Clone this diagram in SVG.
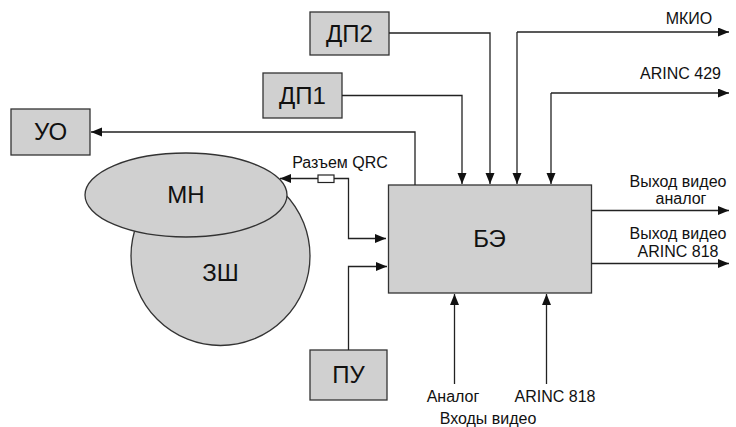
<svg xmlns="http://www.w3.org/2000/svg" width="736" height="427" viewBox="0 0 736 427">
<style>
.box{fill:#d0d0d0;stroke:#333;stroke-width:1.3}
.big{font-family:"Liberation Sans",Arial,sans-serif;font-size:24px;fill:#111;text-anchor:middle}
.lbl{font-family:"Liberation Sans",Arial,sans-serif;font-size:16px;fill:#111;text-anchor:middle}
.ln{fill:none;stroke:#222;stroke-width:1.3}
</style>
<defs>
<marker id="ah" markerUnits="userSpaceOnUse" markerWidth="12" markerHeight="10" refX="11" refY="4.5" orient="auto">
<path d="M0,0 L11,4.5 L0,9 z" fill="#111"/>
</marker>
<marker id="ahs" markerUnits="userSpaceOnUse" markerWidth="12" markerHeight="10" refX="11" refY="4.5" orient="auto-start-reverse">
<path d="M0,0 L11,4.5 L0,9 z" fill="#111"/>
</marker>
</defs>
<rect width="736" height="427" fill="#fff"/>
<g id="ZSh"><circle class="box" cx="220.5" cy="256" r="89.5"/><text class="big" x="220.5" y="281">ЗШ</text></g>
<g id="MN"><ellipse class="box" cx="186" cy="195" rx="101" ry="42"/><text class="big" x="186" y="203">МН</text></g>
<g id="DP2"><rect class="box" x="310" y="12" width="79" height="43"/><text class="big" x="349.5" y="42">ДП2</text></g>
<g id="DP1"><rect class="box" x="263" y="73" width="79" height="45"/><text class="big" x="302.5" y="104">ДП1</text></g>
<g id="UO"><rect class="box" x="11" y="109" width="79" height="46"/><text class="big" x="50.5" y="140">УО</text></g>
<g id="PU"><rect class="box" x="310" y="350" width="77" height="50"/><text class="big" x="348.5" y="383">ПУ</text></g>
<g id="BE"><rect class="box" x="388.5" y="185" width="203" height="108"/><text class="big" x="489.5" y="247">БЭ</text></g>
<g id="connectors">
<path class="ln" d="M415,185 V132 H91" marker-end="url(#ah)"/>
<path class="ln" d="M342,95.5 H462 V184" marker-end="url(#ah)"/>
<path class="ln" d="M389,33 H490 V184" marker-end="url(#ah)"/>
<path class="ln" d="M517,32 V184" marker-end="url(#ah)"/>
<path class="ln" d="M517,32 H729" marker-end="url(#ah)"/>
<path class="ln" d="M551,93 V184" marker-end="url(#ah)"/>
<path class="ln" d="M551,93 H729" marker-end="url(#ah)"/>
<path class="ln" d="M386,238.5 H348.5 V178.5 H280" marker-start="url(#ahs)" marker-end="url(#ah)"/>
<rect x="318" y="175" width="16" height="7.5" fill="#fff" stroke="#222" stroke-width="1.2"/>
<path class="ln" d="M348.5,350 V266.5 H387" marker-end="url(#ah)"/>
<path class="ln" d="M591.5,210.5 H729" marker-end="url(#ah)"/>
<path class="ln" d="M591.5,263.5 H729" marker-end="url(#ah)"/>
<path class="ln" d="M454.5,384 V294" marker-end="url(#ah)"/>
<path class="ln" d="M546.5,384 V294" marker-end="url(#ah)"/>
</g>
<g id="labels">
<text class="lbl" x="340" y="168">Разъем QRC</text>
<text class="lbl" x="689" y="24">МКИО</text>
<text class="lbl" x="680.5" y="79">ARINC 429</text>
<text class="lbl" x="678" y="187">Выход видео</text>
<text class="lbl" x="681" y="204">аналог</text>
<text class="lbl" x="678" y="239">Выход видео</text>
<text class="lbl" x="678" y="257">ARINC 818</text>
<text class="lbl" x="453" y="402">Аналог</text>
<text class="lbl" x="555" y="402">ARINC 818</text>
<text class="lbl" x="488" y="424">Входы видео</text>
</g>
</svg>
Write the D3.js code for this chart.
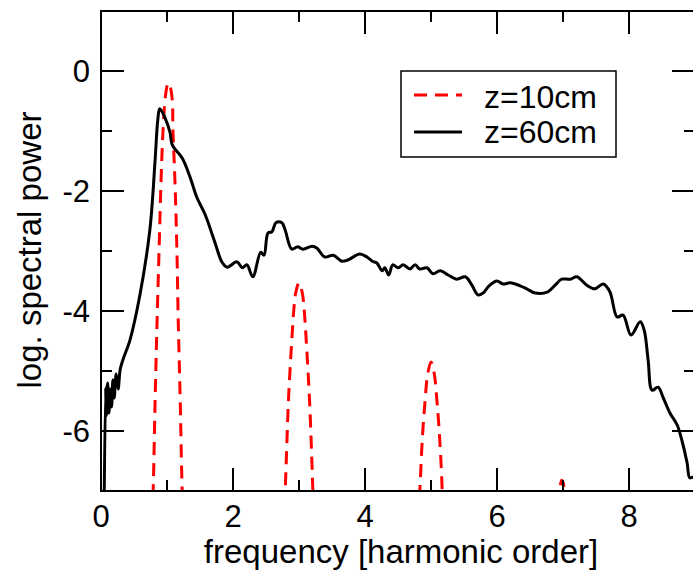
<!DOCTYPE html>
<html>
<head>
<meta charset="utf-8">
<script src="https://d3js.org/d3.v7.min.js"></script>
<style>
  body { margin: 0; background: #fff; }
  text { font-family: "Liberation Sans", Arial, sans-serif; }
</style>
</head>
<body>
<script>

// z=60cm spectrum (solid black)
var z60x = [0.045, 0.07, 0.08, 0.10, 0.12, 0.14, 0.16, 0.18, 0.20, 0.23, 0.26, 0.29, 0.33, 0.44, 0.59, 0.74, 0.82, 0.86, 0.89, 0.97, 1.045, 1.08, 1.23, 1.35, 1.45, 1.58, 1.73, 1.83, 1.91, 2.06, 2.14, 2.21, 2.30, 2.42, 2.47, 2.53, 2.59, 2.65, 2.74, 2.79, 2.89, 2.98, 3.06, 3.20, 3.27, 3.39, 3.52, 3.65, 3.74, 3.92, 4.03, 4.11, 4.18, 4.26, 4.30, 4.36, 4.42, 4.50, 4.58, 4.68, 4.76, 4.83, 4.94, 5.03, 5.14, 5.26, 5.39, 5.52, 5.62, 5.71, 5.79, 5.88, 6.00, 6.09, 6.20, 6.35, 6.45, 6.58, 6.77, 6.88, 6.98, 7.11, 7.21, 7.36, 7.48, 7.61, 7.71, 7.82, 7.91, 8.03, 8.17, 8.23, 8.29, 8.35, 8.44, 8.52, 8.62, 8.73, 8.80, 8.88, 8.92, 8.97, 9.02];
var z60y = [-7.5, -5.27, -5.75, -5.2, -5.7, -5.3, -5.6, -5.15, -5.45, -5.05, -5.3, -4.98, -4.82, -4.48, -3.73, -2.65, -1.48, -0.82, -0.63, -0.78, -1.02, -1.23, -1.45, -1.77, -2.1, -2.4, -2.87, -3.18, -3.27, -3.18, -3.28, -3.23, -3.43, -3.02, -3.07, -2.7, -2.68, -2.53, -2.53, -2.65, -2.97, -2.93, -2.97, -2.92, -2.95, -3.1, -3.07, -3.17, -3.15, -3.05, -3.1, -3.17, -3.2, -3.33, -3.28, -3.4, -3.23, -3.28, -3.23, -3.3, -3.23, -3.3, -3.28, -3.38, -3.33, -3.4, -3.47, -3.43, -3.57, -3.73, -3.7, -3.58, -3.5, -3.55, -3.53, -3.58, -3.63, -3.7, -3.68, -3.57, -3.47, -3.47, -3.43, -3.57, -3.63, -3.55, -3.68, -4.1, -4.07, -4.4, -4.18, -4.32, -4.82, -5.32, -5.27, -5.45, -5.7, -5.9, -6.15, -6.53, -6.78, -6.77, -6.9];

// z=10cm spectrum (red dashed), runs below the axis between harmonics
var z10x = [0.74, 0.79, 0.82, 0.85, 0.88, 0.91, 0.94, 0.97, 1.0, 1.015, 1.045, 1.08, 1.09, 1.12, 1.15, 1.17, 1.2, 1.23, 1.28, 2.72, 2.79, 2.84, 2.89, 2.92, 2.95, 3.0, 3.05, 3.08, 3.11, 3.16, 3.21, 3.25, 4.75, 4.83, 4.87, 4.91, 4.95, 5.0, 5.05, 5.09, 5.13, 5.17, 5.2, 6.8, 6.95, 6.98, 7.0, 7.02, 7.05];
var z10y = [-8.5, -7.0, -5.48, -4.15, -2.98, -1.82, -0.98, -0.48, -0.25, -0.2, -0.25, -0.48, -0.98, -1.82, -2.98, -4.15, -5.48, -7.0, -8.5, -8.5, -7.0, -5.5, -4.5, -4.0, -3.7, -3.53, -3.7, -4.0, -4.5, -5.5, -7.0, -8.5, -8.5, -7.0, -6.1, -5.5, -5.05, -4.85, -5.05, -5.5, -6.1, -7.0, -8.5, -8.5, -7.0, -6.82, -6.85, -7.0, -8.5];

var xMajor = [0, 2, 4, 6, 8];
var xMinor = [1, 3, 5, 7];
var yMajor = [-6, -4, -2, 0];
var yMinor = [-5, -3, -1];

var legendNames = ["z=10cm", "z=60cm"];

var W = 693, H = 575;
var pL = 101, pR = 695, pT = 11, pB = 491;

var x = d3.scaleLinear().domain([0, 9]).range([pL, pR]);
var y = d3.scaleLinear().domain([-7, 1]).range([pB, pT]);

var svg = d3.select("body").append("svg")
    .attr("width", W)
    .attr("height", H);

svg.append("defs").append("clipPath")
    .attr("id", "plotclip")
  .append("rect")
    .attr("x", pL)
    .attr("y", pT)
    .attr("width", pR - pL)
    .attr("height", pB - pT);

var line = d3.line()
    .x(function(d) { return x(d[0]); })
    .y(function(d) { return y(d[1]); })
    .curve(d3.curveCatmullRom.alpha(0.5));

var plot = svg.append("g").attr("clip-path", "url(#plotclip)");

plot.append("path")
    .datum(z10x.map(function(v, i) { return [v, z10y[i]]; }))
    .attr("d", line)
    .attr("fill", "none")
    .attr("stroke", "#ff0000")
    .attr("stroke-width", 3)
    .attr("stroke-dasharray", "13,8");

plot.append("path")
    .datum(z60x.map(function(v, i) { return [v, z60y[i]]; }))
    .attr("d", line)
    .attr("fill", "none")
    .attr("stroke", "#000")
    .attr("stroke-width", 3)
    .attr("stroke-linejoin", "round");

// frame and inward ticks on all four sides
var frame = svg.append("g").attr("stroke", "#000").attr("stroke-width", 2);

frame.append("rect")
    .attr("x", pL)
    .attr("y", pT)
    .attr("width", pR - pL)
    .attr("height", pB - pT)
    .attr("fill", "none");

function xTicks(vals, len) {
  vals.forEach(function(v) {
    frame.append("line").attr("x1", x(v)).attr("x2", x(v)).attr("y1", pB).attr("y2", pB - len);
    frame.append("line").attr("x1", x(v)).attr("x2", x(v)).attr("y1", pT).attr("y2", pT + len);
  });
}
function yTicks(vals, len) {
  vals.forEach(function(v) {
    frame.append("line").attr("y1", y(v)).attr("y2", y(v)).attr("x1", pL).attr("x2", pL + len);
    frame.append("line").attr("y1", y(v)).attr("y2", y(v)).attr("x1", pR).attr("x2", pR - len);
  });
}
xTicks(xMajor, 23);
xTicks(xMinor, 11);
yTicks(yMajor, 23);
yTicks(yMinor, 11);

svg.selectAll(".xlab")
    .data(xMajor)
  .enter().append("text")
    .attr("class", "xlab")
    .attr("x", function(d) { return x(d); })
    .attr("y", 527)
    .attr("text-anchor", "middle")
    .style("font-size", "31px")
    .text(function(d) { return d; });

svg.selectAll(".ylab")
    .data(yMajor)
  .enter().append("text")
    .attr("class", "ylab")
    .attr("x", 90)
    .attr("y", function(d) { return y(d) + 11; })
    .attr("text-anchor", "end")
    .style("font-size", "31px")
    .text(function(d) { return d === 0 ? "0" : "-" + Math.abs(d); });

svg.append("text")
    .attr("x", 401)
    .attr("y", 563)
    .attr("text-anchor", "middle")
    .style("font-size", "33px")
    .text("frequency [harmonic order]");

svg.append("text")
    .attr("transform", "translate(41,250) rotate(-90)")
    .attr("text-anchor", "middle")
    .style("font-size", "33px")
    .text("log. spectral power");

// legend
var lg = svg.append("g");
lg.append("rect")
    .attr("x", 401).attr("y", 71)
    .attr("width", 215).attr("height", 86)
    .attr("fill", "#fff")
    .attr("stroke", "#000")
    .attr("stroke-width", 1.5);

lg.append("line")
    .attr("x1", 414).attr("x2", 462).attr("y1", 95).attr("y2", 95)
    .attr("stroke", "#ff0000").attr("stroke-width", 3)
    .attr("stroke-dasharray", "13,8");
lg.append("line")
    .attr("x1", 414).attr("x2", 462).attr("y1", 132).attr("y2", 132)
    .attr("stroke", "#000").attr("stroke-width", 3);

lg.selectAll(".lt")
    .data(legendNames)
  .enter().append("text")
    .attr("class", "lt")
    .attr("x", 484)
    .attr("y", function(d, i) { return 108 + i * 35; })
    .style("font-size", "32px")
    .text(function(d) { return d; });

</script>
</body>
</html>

------------------------------------------------

Task instructions
In the material above, show every line where the word "this" turns up.

Final result
Clone this diagram in SVG.
Write the D3.js code for this chart.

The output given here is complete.